First, time-travel. Time-travel is A-okay, so long as everything winds up fine in the end. Part way through Star Trek though, we witness the planet Vulcan being destroyed (the method in which it is destroyed I won't even begin to analyze - needless to say I suspect J.J. Abrams of badly copying George Lucas via the Death Star, but with less imagination and even less plausibility. The mechanical inaccuracies I shall leave to physicists). At the end of the movie, Vulcan stays destroyed. True, in an alternate universe, Vulcan still exists, but there, Romulus has been destroyed. Great! J.J. Abrams has just fucked up the entire stellar-political sphere of both the regular Star Trek universe and his own alternate one. Did he not realize that, without Vulcan, Star Fleet would surely collapse? It'd be like, if during the 19th century Europe had sunk into the ocean, and Western civilization had been represented only by the United States, Canada, Australia and the African and Asian colonies of Europe. We would be in a whole different boat. And of course, since Star Trek takes place before the events of any other canonical source (except Star Trek Enterprise), we are left without all of that to come in the future as well. How will Spock be reborn on Vulcan at the end of Star Trek III, or Lt. Valeris conspire against the Federation and Klingons in Star Trek VI? Without the Vulcans, the Federation is like a chair with only three legs - the Humans, the Andorians and the Tellerites, and since I bet none of you have ever heard of the last two, it goes to show that without the Vulcans, the Federation is pretty much up shit creek without a paddle. J.J. Abrams, you've killed the genre.
Of course, we can look to the regular universe, where Vulcan still exists, but here, Romulus doesn't exist (and by extension, Remus, since Romulus and Remus are twin planets and as their stellar system was destroyed in a cosmic event, both would have perished). Without the Romulan Star Empire (which, thanks to the events of Star Trek X, was just beginning to enter into detente with the Federation), the entire balance of stellar-political power shifts in the galaxy. Boo! It is disturbing. I am sure J.J. Abrams, though, can invent some novel, new universe where the Vulcan doesn't need to exist (or maybe he'll just say 'yes, Vulcan was destroyed, but enough Vulcans survived that it doesn't really matter), but that requires reinventing the wheel. It would've been easier just to pit James Kirk against an irascible and maniacal foe without the need to bring genocide into the equation. Which, by the way, was not particularly skillfully done.
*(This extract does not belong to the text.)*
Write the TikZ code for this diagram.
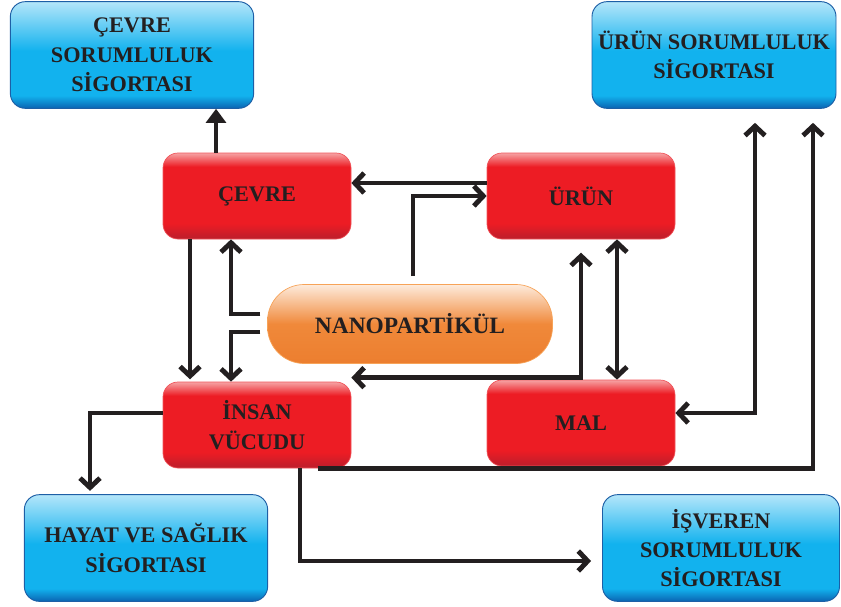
\documentclass[tikz,border=0pt]{standalone}
\usepackage{fontspec}
\setmainfont{Liberation Serif}
\usetikzlibrary{arrows.meta,positioning}
\definecolor{ink}    {HTML}{231F20}
\definecolor{sigtop} {HTML}{B4E6FA}
\definecolor{sigmid} {HTML}{12B2EE}
\definecolor{sigbot} {HTML}{0A64B2}
\definecolor{sigedge}{HTML}{1D5FA6}
\definecolor{risktop}{HTML}{F6A3A4}
\definecolor{riskmid}{HTML}{ED1C24}
\definecolor{riskbot}{HTML}{BB1E2C}
\definecolor{riskedge}{HTML}{F0555B}
\definecolor{nanotop}{HTML}{FDEBDC}
\definecolor{nanomid}{HTML}{F0893A}
\definecolor{nanobot}{HTML}{EC7E2F}
\definecolor{nanoedge}{HTML}{F7A358}
\pgfdeclareverticalshading{sigshade}{100bp}{color(0bp)=(sigbot); color(25bp)=(sigbot);
  color(31bp)=(sigmid); color(52bp)=(sigmid); color(75bp)=(sigtop); color(100bp)=(sigtop)}
\pgfdeclareverticalshading{riskshade}{100bp}{color(0bp)=(riskbot); color(25bp)=(riskbot);
  color(34bp)=(riskmid); color(67bp)=(riskmid); color(75bp)=(risktop); color(100bp)=(risktop)}
\pgfdeclareverticalshading{nanoshade}{100bp}{color(0bp)=(nanobot); color(25bp)=(nanobot);
  color(50bp)=(nanomid); color(75bp)=(nanotop); color(100bp)=(nanotop)}
\tikzset{
  sigbox/.style  ={draw=sigedge, line width=0.8pt, shading=sigshade,
                   rounded corners=0.45cm, minimum width=7.3cm, minimum height=3.2cm,
                   align=center, text=ink, font=\bfseries\fontsize{19}{25}\selectfont},
  riskbox/.style ={draw=riskedge, line width=0.6pt, shading=riskshade,
                   rounded corners=0.45cm, minimum width=5.64cm, minimum height=2.58cm,
                   align=center, text=ink, font=\bfseries\fontsize{19}{25}\selectfont},
  nanobox/.style ={draw=nanoedge, line width=0.6pt, shading=nanoshade,
                   rounded corners=1.1cm, minimum width=8.55cm, minimum height=2.37cm,
                   align=center, text=ink, font=\bfseries\fontsize{20}{25}\selectfont},
  linkarr/.style ={draw=ink, line width=4.2pt, -{Straight Barb[length=8pt,width=17pt]}},
  dblarr/.style  ={draw=ink, line width=4.2pt,
                   {Straight Barb[length=8pt,width=17pt]}-{Straight Barb[length=8pt,width=17pt]}},
  triarr/.style  ={draw=ink, line width=4.2pt, -{Triangle[length=12pt,width=17pt]}},
}
\begin{document}
\begin{tikzpicture}
  \useasboundingbox (0,0) rectangle (25.23,-18.18);

  \node[sigbox]  (cevresig) at (3.96,-1.65)   {ÇEVRE\\SORUMLULUK\\SİGORTASI};
  \node[sigbox,minimum width=7.32cm] (urunsig) at (21.42,-1.65) {ÜRÜN SORUMLULUK\\SİGORTASI};
  \node[riskbox] (cevre)    at (7.71,-5.88)   {ÇEVRE};
  \node[riskbox] (urun)     at (17.43,-5.88)  {ÜRÜN};
  \node[nanobox] (nano)     at (12.30,-9.72)  {NANOPARTİKÜL};
  \node[riskbox] (insan)    at (7.71,-12.75)  {İNSAN\\VÜCUDU};
  \node[riskbox] (mal)      at (17.43,-12.69) {MAL};
  \node[sigbox]  (hayat)    at (4.38,-16.44)  {HAYAT VE SAĞLIK\\SİGORTASI};
  \node[sigbox,minimum width=7.11cm] (isveren) at (21.63,-16.44) {İŞVEREN\\SORUMLULUK\\SİGORTASI};

  % upper row
  \draw[triarr] ([xshift=-1.23cm]cevre.north) -- ([xshift=-1.23cm]cevre.north |- cevresig.south);
  \draw[linkarr] ([yshift=0.39cm]urun.west) -- ([yshift=0.39cm]cevre.east);
  \draw[linkarr] ([xshift=0.09cm,yshift=0.24cm]nano.north) |- (urun.west);

  % nanoparticle to the left
  \draw[linkarr,shorten >=2pt] ([xshift=-2.01cm]cevre.south) -- ([xshift=-2.01cm]insan.north);
  \draw[linkarr] ([xshift=-0.2cm,yshift=0.3cm]nano.west) -| ([xshift=-0.78cm]cevre.south);
  \draw[linkarr] ([xshift=-0.2cm,yshift=-0.24cm]nano.west) -| ([xshift=-0.78cm]insan.north);

  % right side
  \draw[dblarr] ([xshift=1.08cm]urun.south) -- ([xshift=1.08cm]mal.north);
  \draw[dblarr,shorten >=0.4cm] ([yshift=0.12cm]insan.north east) -| (urun.south);
  \draw[dblarr,shorten >=0.42cm] ([yshift=0.3cm]mal.east) -| ([xshift=1.23cm]urunsig.south);
  \draw[linkarr,shorten >=0.42cm] ([xshift=1.83cm]insan.south) -| ([xshift=2.97cm]urunsig.south);

  % lower row
  \draw[linkarr,shorten >=0.33cm] ([xshift=1.29cm]insan.south) |- ([yshift=-0.39cm]isveren.west);
  \draw[linkarr,shorten >=0.1cm] ([yshift=0.36cm]insan.west) -| ([xshift=-1.68cm]hayat.north);
\end{tikzpicture}
\end{document}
Nero, the baddy in Star Trek decides to destroy Vulcan because Spock didn't do enough to save Romulus in the original universe. However, is Nero the Emperor of the Romulan Star Empire, or the Praetor? Or even a powerful senator, an admiral or a commander of the Tal Shiar? No, he's the captain of a mining ship. And because Romulus gets blown to bits, he goes a bit gaga, falls through a black hole, and goes on a 25-year quest for vengeance against the entire Vulcan people. I can't even think of a good parallel for this situation. It just isn't plausible. It's like James Kirk fighting John Q. Postal Worker. Worse, John Q. Assistant to the Secretary of the Cousin of the Sister of the Postal Worker's Next Door Neighbor. Maybe J.J. Abrams was trying to tug at our heartstrings by having us 'relate' to Nero, but c'mon! No one can relate to genocide on that scale, and even if one could, the shock of it would be maddening. It'd be like if the Earth were destroyed, and the only people to survive were the four guys up in the International Space Station. They would envy the dead.
So, I've already confronted J.J. Abrams for his cast and his major plot hole. However, overall, the dialog must be addressed next. Good dialog can carry even the shittiest of plots. Look at Monty Python. Not to say they had shitty plots, but the plot was barely there. That's because it barely needed to be there. They were funny because the dialog was good (and because John Cleese is a master of funny walks). J.J. Abrams made the classic mistake of trying to integrate humor, action and emotion into a movie. Like Israel being a democratic, unified, Jewish state, you can only have two of the three. You can have emotion and action - Children of Men, for instance. You can have emotion and humor - Four Weddings and a Funeral. You can have action and humor - Hot Fuzz. You can't have all three, and when you put them all together, the movie collapses under the weight of it all. This is what happened in Star Trek. Arguably, Peter Jackson tried the same thing with the Lord of the Rings movies, but he had the advantage of having three movies over which to disperse these three elements, and he also used humor sparingly, and never in direct combination with action or emotion. J.J. Abrams didn't take this advice to heart. For instance, right after the destruction of Vulcan - which would probably have put everyone on the Enterprise into a state of shock ranging from upsetting to debilitating - Abrams has Spock making witty retorts to Kirk, and Kirk playing around like that the loveable class clown in high school. Not believable, and quite frankly sophomoric. Spock would probably have gone insane, killed Kirk in a single blow, forcing McCoy to euthanize him out of sympathy, and then Sulu would be running the ship, who himself would be traumatized at the events that had just transpired. That doesn't make for good theater, which again relates to the fact that J.J. Abrams shouldn't have blown up Vulcan. If you can't scale up the drama with the scaling up of the plot, DON'T DO IT IN THE FIRST PLACE!
It's late, and I have to sleep, so I'll just casually mention my disapproval in the way older Spock was introduced, my disapproval of a romance between Uhura and Spock, and my disapproval that Scotty, Chekov and Sulu were even in this movie (they were treated like supernumeraries when they should've been principals). To end, I too could dump several million dollars into a blender and get you a movie like Star Trek, but I could also have taken a bit of thought, a bit more appreciation for the past and future, and maybe wound up with something else. I certainly expected J.J. Abrams, a man whose choice of work centers around such creations, to have done so. Maybe next time. Until then, live long, prosper, and keep on hanging and banging.

1 comment:

H said...

While I am tempted to point out the flaws in your criticism of a movie you saw FIVE TIMES in the theater, arguing about Star Trek over the internet is soooo 1990s. Instead I will save it for this Christmas, when one of the members of our family will no doubt receive the DVD, which we will proceed to watch at least twice over the holidays.